The bands on a dynamic EQ have thresholds that are level dependant, and the amount of gain applied through the EQ can change, depending on the level of incoming audio containing that frequency. They can be really useful for removing sibilance from vocals, or controlling hi-hat level in drum recordings, for example.
When should you use an Equalizer, and when should you use filters?
Choosing between using an EQ and a filter can be difficult, and often a combination of both can work best.
You may think from reading the above that you could just use a fully parametric EQ, such as Fab Filter Pro Q – 3 for all of your frequency-related needs, and to be honest, that’s a completely fair assumption. But depending on your workflow, and what you want to achieve, you might make different considerations.

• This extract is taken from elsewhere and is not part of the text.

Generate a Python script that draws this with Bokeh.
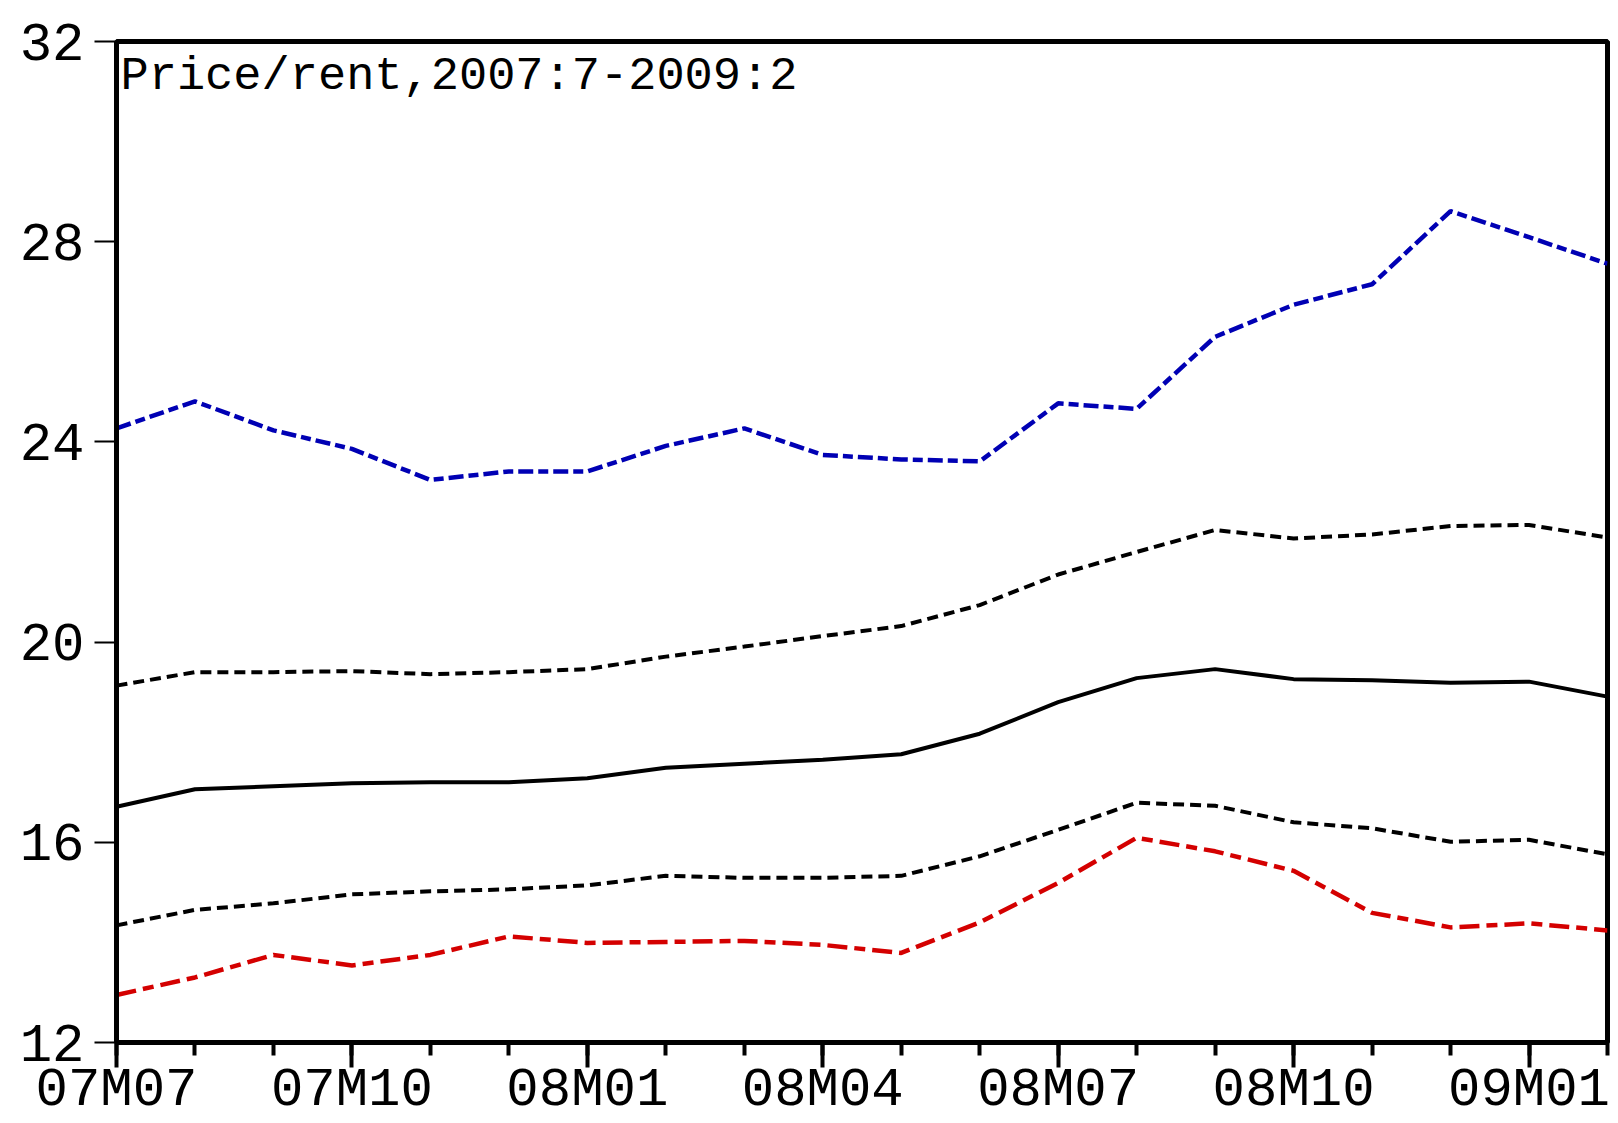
from bokeh.plotting import figure
from bokeh.models import FixedTicker, Label, ColumnDataSource
from bokeh.embed import file_html
from bokeh.resources import INLINE

# Monthly price/rent ratio, 2007:7 - 2009:2
months = ["07M07", "07M08", "07M09", "07M10", "07M11", "07M12",
          "08M01", "08M02", "08M03", "08M04", "08M05", "08M06",
          "08M07", "08M08", "08M09", "08M10", "08M11", "08M12",
          "09M01", "09M02"]

upper_outer = [24.27, 24.81, 24.23, 23.86, 23.24, 23.41, 23.41, 23.92, 24.27, 23.74,
               23.65, 23.61, 24.77, 24.66, 26.10, 26.74, 27.15, 28.61, 28.09, 27.56]
upper_band = [19.13, 19.40, 19.40, 19.42, 19.36, 19.40, 19.46, 19.71, 19.91, 20.12,
              20.32, 20.74, 21.35, 21.80, 22.24, 22.07, 22.15, 22.32, 22.34, 22.09]
median = [16.71, 17.06, 17.12, 17.18, 17.20, 17.20, 17.28, 17.49, 17.57, 17.65,
          17.76, 18.17, 18.80, 19.28, 19.46, 19.26, 19.24, 19.19, 19.21, 18.91]
lower_band = [14.34, 14.65, 14.78, 14.96, 15.02, 15.06, 15.14, 15.33, 15.29, 15.29,
              15.33, 15.72, 16.25, 16.79, 16.73, 16.40, 16.28, 16.01, 16.05, 15.76]
lower_outer = [12.95, 13.30, 13.75, 13.54, 13.75, 14.12, 13.99, 14.01, 14.03, 13.95,
               13.79, 14.40, 15.19, 16.09, 15.82, 15.43, 14.59, 14.30, 14.38, 14.24]

y_ticks = [12, 16, 20, 24, 28, 32]
title_text = "Price/rent,2007:7-2009:2"

idx = list(range(len(months)))
src = ColumnDataSource(dict(x=idx, a=upper_outer, b=upper_band, m=median,
                            c=lower_band, d=lower_outer))

FONT = "Liberation Mono"

p = figure(width=1618, height=1123, output_backend="svg", toolbar_location=None,
           x_range=(0, len(months) - 1), y_range=(min(y_ticks), max(y_ticks)),
           min_border_left=116, min_border_right=11, min_border_top=41,
           min_border_bottom=78, background_fill_color="white",
           border_fill_color="white")

p.grid.visible = False
p.outline_line_color = "black"
p.outline_line_width = 5

# x axis: a tick every month, labels every quarter
xa = p.xaxis[0]
xa.ticker = FixedTicker(ticks=idx[::3], minor_ticks=idx)
xa.major_label_overrides = {i: months[i] for i in idx[::3]}
xa.axis_line_width = 5
xa.major_tick_line_width = 4
xa.minor_tick_line_width = 4
xa.major_tick_in = 0
xa.major_tick_out = 25
xa.minor_tick_in = 0
xa.minor_tick_out = 13
xa.major_label_standoff = -8
xa.major_label_text_font = FONT
xa.major_label_text_font_size = "54px"
xa.major_label_text_color = "black"

ya = p.yaxis[0]
ya.ticker = FixedTicker(ticks=y_ticks, minor_ticks=[])
ya.axis_line_width = 5
ya.major_tick_line_width = 2
ya.major_tick_in = 0
ya.major_tick_out = 22
ya.major_label_standoff = 10
ya.major_label_text_font = FONT
ya.major_label_text_font_size = "54px"
ya.major_label_text_color = "black"

p.line("x", "a", source=src, line_color="#0000B4", line_width=4.5, line_dash="15 5 10 5")
p.line("x", "b", source=src, line_color="black", line_width=4, line_dash="11 6")
p.line("x", "m", source=src, line_color="black", line_width=4)
p.line("x", "c", source=src, line_color="black", line_width=4, line_dash="11 6")
p.line("x", "d", source=src, line_color="#D40000", line_width=4.5, line_dash="20 7 11 7")

p.add_layout(Label(x=0, y=max(y_ticks), x_offset=4, y_offset=-8, text=title_text,
                   text_font=FONT, text_font_size="47px", text_baseline="top",
                   text_color="black"))

open("out.html", "w").write(file_html(p, INLINE))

Filters are typically defined by their slope, or the steepness of their filter cutoff. And they tend to have much steeper slopes than that of a regular parametric EQ.
Filters are usually much more appropriate choices for cutting out bass rumble or completely unwanted frequencies, whereas traditional EQs are much more appropriate for tone shaping.
Some engineers will approach the filtering process early in the mix, and begin by using plugins like ableton’s autofilter, or a single band EQ in Logic to cut out certain frequencies that they know they won’t want, and then they can apply a separate EQ to apply more creative frequency amendments.
Certain filters have a very particular sound to them, and especially in synthesis and sound design, engineers will choose certain filters that have a particular character to them, rather than using a parametric EQ. This is also applicable to DJs and electronic music producers, who often use filters to help create transitions and builds.
High Pass filters are very common in live sound, and are used to cut out the low frequencies on numerous channels in a mix, as to protect from low end rumble and feedback.